The world revolves, the autumn progresses, and our schedule bulges around the waist familiarly.

This morning the Sunday School classes at church all moved their students to the next grade. Posy moved to 3/4's, Rowan to Preschool, etc. I took Rowan to his new classroom and he was instantly surrounded by teachers, "What's your name?" "Does he have any allergies?" "I think I had him in VBC class." Unfamiliar voices, unfamiliar faces. Rowan silent. Persistent voice with pen in hand, waiting, "What's your first name?" Silence. Rowan turns his head slowly towards me, his face is blank, utterly expressionless, "What's my first name again mommy?"

I say it and break the spell, "Rowan, your name's Rowan."

A smile engulfs his words, "Oh that's right!"

The fruit doesn't fall far from the tree.
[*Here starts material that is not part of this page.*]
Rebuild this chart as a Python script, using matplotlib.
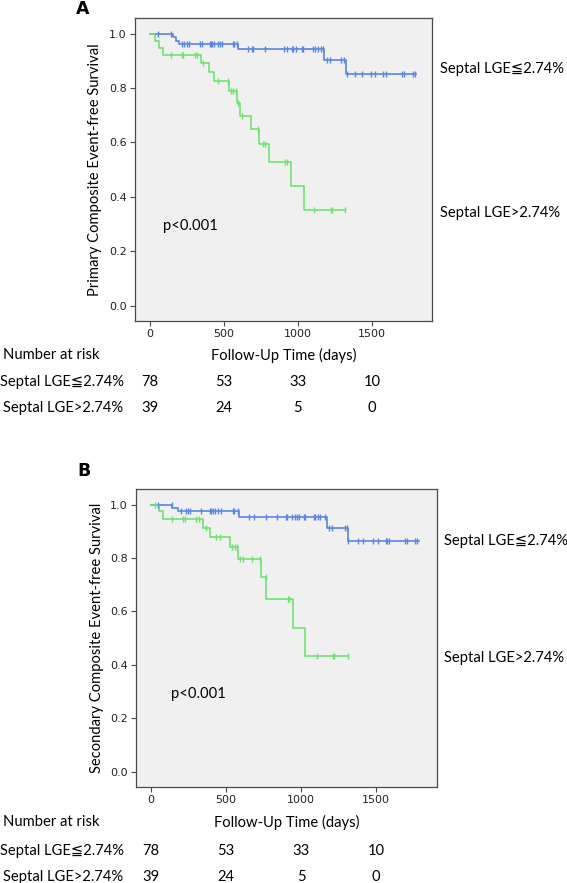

Dave's blanked up on me a couple of times. One time was when we passed the Canadian border to attend Mike and Chrissy's wedding. Dave didn't expect to be closely questioned by border patrol, so he was caught off guard, and he went blank. The check-guard asked him who was with him, it was just Avonlea and I in the back seat, and I waited for him to say so. Silence. Finally he turned his head and looked at us with the same face I saw on Rowan, I whispered, "Your wife and your daughter." He smiled and relayed the info. We were told to pull over for further inspection!

As much as Rowan is just like Dave he is also just like me. I never blank about my name or any other answer that I can glibly give, but I blank about who I am in Christ. I'm caught off-guard by a question, a situation, and I'm silent....or not. I give a reaction where a Christ-child should have given compassion, or prayer, or truth. I forget my name and later when the moment has passed, I remember, and I writhe.
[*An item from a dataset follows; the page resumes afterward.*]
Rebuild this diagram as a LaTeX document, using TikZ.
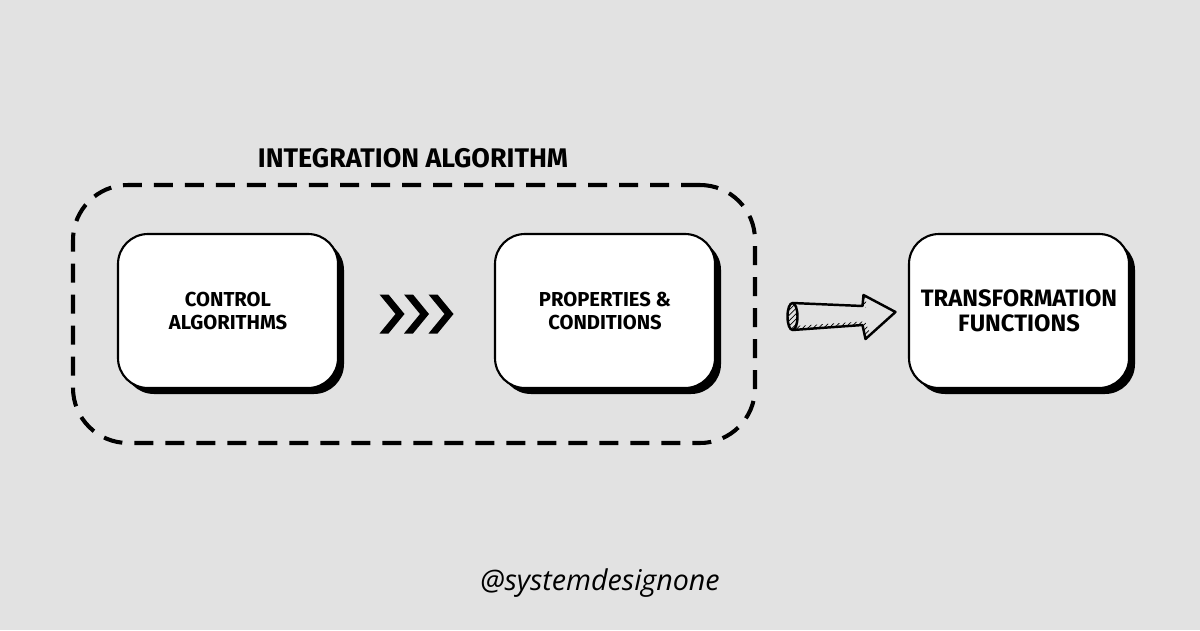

Life will inevitably hold those moments, I just pray I learn to look up sooner and soul-whisper, "What's my name again?"

Because when I do, He always breaks the spell with His answer, "You're Annie, and you're a child of Mine."

May my blankness, my lack, be only an opportunity for Him to fill and write His name on me, and through me, on others.


PS Wearing my tiara also helps me remember who I am. It is very difficult to yell at your children with a tiara on. Unfortunately I forgot I had it on last week and I wore it to the library. I kept marveling at how friendly our community was, because everyone was smiling at me! Sigh.